-- DATASET ROWS start --

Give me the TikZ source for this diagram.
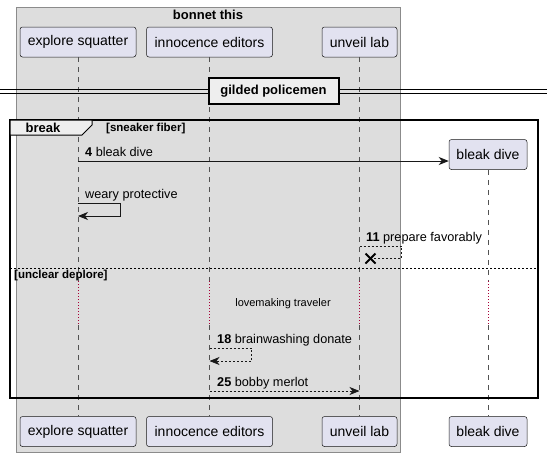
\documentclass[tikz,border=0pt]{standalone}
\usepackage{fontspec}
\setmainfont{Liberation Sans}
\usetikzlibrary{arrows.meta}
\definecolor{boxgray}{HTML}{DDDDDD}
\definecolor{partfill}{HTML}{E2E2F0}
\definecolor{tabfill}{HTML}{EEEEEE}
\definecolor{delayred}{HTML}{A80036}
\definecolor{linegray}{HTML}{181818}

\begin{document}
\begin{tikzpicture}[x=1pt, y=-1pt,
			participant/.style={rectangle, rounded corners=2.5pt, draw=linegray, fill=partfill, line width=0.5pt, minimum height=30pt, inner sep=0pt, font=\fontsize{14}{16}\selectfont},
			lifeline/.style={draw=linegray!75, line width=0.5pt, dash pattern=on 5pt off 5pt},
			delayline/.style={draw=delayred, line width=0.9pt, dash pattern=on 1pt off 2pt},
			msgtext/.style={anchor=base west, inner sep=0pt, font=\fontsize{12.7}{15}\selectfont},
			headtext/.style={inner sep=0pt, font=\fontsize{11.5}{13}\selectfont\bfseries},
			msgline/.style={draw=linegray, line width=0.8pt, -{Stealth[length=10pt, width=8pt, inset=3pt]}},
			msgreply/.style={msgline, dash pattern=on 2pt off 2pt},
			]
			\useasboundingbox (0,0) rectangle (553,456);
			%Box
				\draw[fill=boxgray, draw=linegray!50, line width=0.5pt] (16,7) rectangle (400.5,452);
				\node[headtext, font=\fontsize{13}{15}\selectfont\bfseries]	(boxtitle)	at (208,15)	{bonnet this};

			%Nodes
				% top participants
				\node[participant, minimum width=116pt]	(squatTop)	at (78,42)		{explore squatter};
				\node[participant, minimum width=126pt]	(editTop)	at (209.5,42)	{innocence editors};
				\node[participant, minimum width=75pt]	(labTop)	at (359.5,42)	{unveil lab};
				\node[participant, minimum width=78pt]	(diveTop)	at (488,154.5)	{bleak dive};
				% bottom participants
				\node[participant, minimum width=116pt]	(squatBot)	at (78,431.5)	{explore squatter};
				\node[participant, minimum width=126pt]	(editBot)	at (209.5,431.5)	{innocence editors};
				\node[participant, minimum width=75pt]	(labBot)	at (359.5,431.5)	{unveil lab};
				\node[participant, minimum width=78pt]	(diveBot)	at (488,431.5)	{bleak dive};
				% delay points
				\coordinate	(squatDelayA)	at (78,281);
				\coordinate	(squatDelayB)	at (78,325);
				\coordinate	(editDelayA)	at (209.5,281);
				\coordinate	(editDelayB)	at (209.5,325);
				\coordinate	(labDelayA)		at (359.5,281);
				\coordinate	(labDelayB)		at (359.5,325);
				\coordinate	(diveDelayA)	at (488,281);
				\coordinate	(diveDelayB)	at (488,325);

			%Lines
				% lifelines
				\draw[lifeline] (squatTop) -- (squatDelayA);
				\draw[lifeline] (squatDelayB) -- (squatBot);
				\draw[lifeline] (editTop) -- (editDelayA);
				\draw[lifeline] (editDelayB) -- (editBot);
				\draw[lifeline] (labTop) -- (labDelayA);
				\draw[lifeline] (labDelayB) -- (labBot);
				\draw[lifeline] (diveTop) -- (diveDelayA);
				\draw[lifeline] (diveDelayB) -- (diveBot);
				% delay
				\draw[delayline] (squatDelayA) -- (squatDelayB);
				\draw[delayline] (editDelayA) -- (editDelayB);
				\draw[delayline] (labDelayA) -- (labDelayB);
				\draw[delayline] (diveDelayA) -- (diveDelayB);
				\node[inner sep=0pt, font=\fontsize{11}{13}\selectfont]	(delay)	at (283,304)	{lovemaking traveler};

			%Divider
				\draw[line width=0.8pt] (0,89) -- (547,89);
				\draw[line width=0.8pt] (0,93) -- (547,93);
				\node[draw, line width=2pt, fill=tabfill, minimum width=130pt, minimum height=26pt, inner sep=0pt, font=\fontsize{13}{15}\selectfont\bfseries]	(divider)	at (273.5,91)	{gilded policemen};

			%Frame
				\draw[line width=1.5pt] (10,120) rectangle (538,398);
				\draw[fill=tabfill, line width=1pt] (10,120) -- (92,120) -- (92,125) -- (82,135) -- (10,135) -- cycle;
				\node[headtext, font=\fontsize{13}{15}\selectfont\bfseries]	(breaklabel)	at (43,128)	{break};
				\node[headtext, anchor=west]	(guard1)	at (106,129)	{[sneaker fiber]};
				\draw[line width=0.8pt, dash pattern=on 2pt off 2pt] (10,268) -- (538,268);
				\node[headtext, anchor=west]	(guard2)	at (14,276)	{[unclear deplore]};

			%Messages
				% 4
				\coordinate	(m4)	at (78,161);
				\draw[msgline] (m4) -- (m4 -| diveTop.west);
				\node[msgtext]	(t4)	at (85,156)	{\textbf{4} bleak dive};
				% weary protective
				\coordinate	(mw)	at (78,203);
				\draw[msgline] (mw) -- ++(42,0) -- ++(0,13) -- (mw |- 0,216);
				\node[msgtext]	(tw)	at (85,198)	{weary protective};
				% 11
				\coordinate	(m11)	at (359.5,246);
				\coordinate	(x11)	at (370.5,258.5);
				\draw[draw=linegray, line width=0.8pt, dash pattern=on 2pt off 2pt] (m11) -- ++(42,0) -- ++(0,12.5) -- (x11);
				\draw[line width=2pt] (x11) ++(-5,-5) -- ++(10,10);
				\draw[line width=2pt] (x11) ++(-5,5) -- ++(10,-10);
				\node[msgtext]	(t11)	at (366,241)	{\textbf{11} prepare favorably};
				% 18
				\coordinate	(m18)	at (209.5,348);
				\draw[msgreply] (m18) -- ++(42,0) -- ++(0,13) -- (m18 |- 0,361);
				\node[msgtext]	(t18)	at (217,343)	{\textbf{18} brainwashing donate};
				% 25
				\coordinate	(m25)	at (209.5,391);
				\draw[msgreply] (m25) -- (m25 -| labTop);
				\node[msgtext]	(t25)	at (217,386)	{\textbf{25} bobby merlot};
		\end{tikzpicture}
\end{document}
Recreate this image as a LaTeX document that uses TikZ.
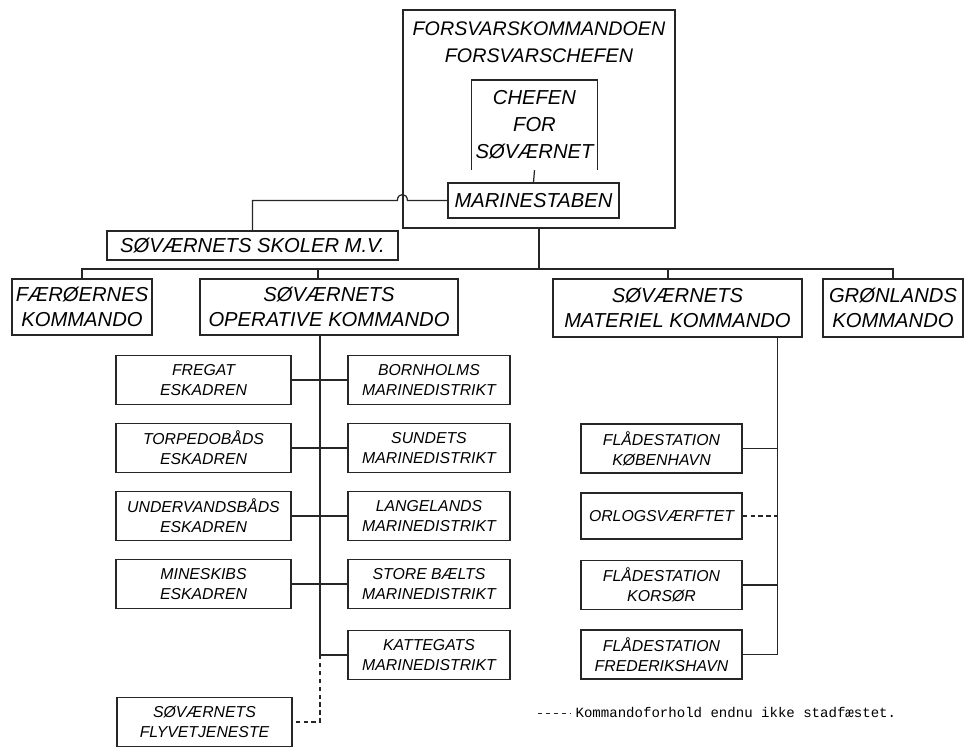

-- DATASET ROWS end --

AIM OF THE EXERCISE:
Leave out the pictures and copy every record above exactly.

TASK ANSWER:
Give me the TikZ source for this diagram.
\documentclass[tikz,border=0pt]{standalone}
\usepackage{fontspec}
\setmainfont{Liberation Sans}
\usetikzlibrary{arrows.meta}
\definecolor{boxgray}{HTML}{DDDDDD}
\definecolor{partfill}{HTML}{E2E2F0}
\definecolor{tabfill}{HTML}{EEEEEE}
\definecolor{delayred}{HTML}{A80036}
\definecolor{linegray}{HTML}{181818}

\begin{document}
\begin{tikzpicture}[x=1pt, y=-1pt,
			participant/.style={rectangle, rounded corners=2.5pt, draw=linegray, fill=partfill, line width=0.5pt, minimum height=30pt, inner sep=0pt, font=\fontsize{14}{16}\selectfont},
			lifeline/.style={draw=linegray!75, line width=0.5pt, dash pattern=on 5pt off 5pt},
			delayline/.style={draw=delayred, line width=0.9pt, dash pattern=on 1pt off 2pt},
			msgtext/.style={anchor=base west, inner sep=0pt, font=\fontsize{12.7}{15}\selectfont},
			headtext/.style={inner sep=0pt, font=\fontsize{11.5}{13}\selectfont\bfseries},
			msgline/.style={draw=linegray, line width=0.8pt, -{Stealth[length=10pt, width=8pt, inset=3pt]}},
			msgreply/.style={msgline, dash pattern=on 2pt off 2pt},
			]
			\useasboundingbox (0,0) rectangle (553,456);
			%Box
				\draw[fill=boxgray, draw=linegray!50, line width=0.5pt] (16,7) rectangle (400.5,452);
				\node[headtext, font=\fontsize{13}{15}\selectfont\bfseries]	(boxtitle)	at (208,15)	{bonnet this};

			%Nodes
				% top participants
				\node[participant, minimum width=116pt]	(squatTop)	at (78,42)		{explore squatter};
				\node[participant, minimum width=126pt]	(editTop)	at (209.5,42)	{innocence editors};
				\node[participant, minimum width=75pt]	(labTop)	at (359.5,42)	{unveil lab};
				\node[participant, minimum width=78pt]	(diveTop)	at (488,154.5)	{bleak dive};
				% bottom participants
				\node[participant, minimum width=116pt]	(squatBot)	at (78,431.5)	{explore squatter};
				\node[participant, minimum width=126pt]	(editBot)	at (209.5,431.5)	{innocence editors};
				\node[participant, minimum width=75pt]	(labBot)	at (359.5,431.5)	{unveil lab};
				\node[participant, minimum width=78pt]	(diveBot)	at (488,431.5)	{bleak dive};
				% delay points
				\coordinate	(squatDelayA)	at (78,281);
				\coordinate	(squatDelayB)	at (78,325);
				\coordinate	(editDelayA)	at (209.5,281);
				\coordinate	(editDelayB)	at (209.5,325);
				\coordinate	(labDelayA)		at (359.5,281);
				\coordinate	(labDelayB)		at (359.5,325);
				\coordinate	(diveDelayA)	at (488,281);
				\coordinate	(diveDelayB)	at (488,325);

			%Lines
				% lifelines
				\draw[lifeline] (squatTop) -- (squatDelayA);
				\draw[lifeline] (squatDelayB) -- (squatBot);
				\draw[lifeline] (editTop) -- (editDelayA);
				\draw[lifeline] (editDelayB) -- (editBot);
				\draw[lifeline] (labTop) -- (labDelayA);
				\draw[lifeline] (labDelayB) -- (labBot);
				\draw[lifeline] (diveTop) -- (diveDelayA);
				\draw[lifeline] (diveDelayB) -- (diveBot);
				% delay
				\draw[delayline] (squatDelayA) -- (squatDelayB);
				\draw[delayline] (editDelayA) -- (editDelayB);
				\draw[delayline] (labDelayA) -- (labDelayB);
				\draw[delayline] (diveDelayA) -- (diveDelayB);
				\node[inner sep=0pt, font=\fontsize{11}{13}\selectfont]	(delay)	at (283,304)	{lovemaking traveler};

			%Divider
				\draw[line width=0.8pt] (0,89) -- (547,89);
				\draw[line width=0.8pt] (0,93) -- (547,93);
				\node[draw, line width=2pt, fill=tabfill, minimum width=130pt, minimum height=26pt, inner sep=0pt, font=\fontsize{13}{15}\selectfont\bfseries]	(divider)	at (273.5,91)	{gilded policemen};

			%Frame
				\draw[line width=1.5pt] (10,120) rectangle (538,398);
				\draw[fill=tabfill, line width=1pt] (10,120) -- (92,120) -- (92,125) -- (82,135) -- (10,135) -- cycle;
				\node[headtext, font=\fontsize{13}{15}\selectfont\bfseries]	(breaklabel)	at (43,128)	{break};
				\node[headtext, anchor=west]	(guard1)	at (106,129)	{[sneaker fiber]};
				\draw[line width=0.8pt, dash pattern=on 2pt off 2pt] (10,268) -- (538,268);
				\node[headtext, anchor=west]	(guard2)	at (14,276)	{[unclear deplore]};

			%Messages
				% 4
				\coordinate	(m4)	at (78,161);
				\draw[msgline] (m4) -- (m4 -| diveTop.west);
				\node[msgtext]	(t4)	at (85,156)	{\textbf{4} bleak dive};
				% weary protective
				\coordinate	(mw)	at (78,203);
				\draw[msgline] (mw) -- ++(42,0) -- ++(0,13) -- (mw |- 0,216);
				\node[msgtext]	(tw)	at (85,198)	{weary protective};
				% 11
				\coordinate	(m11)	at (359.5,246);
				\coordinate	(x11)	at (370.5,258.5);
				\draw[draw=linegray, line width=0.8pt, dash pattern=on 2pt off 2pt] (m11) -- ++(42,0) -- ++(0,12.5) -- (x11);
				\draw[line width=2pt] (x11) ++(-5,-5) -- ++(10,10);
				\draw[line width=2pt] (x11) ++(-5,5) -- ++(10,-10);
				\node[msgtext]	(t11)	at (366,241)	{\textbf{11} prepare favorably};
				% 18
				\coordinate	(m18)	at (209.5,348);
				\draw[msgreply] (m18) -- ++(42,0) -- ++(0,13) -- (m18 |- 0,361);
				\node[msgtext]	(t18)	at (217,343)	{\textbf{18} brainwashing donate};
				% 25
				\coordinate	(m25)	at (209.5,391);
				\draw[msgreply] (m25) -- (m25 -| labTop);
				\node[msgtext]	(t25)	at (217,386)	{\textbf{25} bobby merlot};
		\end{tikzpicture}
\end{document}
Recreate this image as a LaTeX document that uses TikZ.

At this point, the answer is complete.